Vielleicht aber haben die Milliardäre auch einen Pyrrhussieg errungen. Steve Bannon steht für alles, was die Basis von Trump begeistert: Er wettert gegen Freihandelsabkommen wie Nafta, will Strafzölle für China, die Truppen aus Afghanistan abziehen und zur Nato auf Distanz gehen. Er ist ein bekennender Nationalist und Held der Alt-Right-Bewegung.
Bannon ist auch ein vehementer Befürworter der Ausweisung der so genannten «Dreamers». Darunter versteht man rund 800'000 junge Menschen – vor allem Mexikaner –, die mit ihren Eltern als Kinder illegal in die USA eingereist sind. Heute sind die meisten von ihnen gut ausgebildete Erwerbstätige und werden von der US-Wirtschaft dringend gebraucht.
Barack Obama hat mit einem Gesetz namens Daca verhindert, dass die Dreamer ausgewiesen werden können.
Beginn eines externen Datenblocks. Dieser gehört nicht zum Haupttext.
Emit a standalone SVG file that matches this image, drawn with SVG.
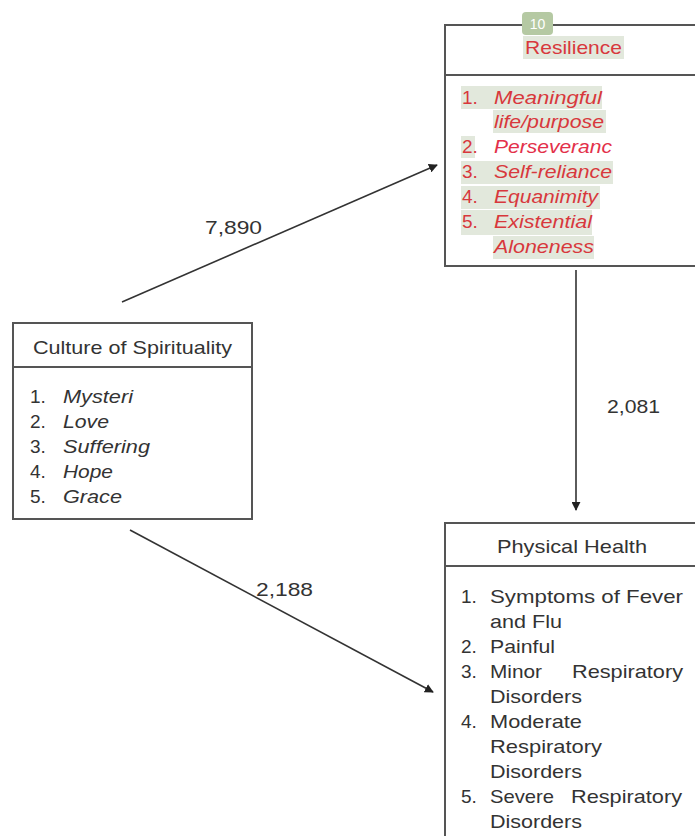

Trump hat dieses Gesetz im Frühherbst aufgehoben, hat aber dem Kongress die Möglichkeit eingeräumt, einen Ersatz zu verabschieden. Das wird von seiner Basis vehement abgelehnt. Die Daca-Frage wird daher für Trump zu einem äusserst heiklen Balanceakt: Weist er die Dreamers aus, stösst er nicht nur die Mehrheit der Amerikaner, sondern auch die Wirtschaft vor den Kopf. Lässt er sie bleiben, läuft seine Basis Amok.
Der offene Streit zwischen Trump und Bannon hat den Kampf zwischen Globalisten und Nationalisten innerhalb der GOP neu und heftig entfacht. Die Globalisten geben sich siegessicher. «Die Trump-Bannon-Scheidung ist einer Erlösung», jubelt etwa das wirtschaftsnahe «Wall Street Journal». «(...) Sollten die Angriffe Bannons auf seinen ehemaligen Chef ihn bedeutungslos machen, dann ist das umso besser.»
Andere sind sich da nicht so sicher. Fox News verhält sich in diesem Fight bisher gut schweizerisch neutral und versucht, ihn als vorübergehenden Streit zweier Männer zu verniedlichen. Und Sean Hannity hat noch kein böses Wort über Bannon verloren.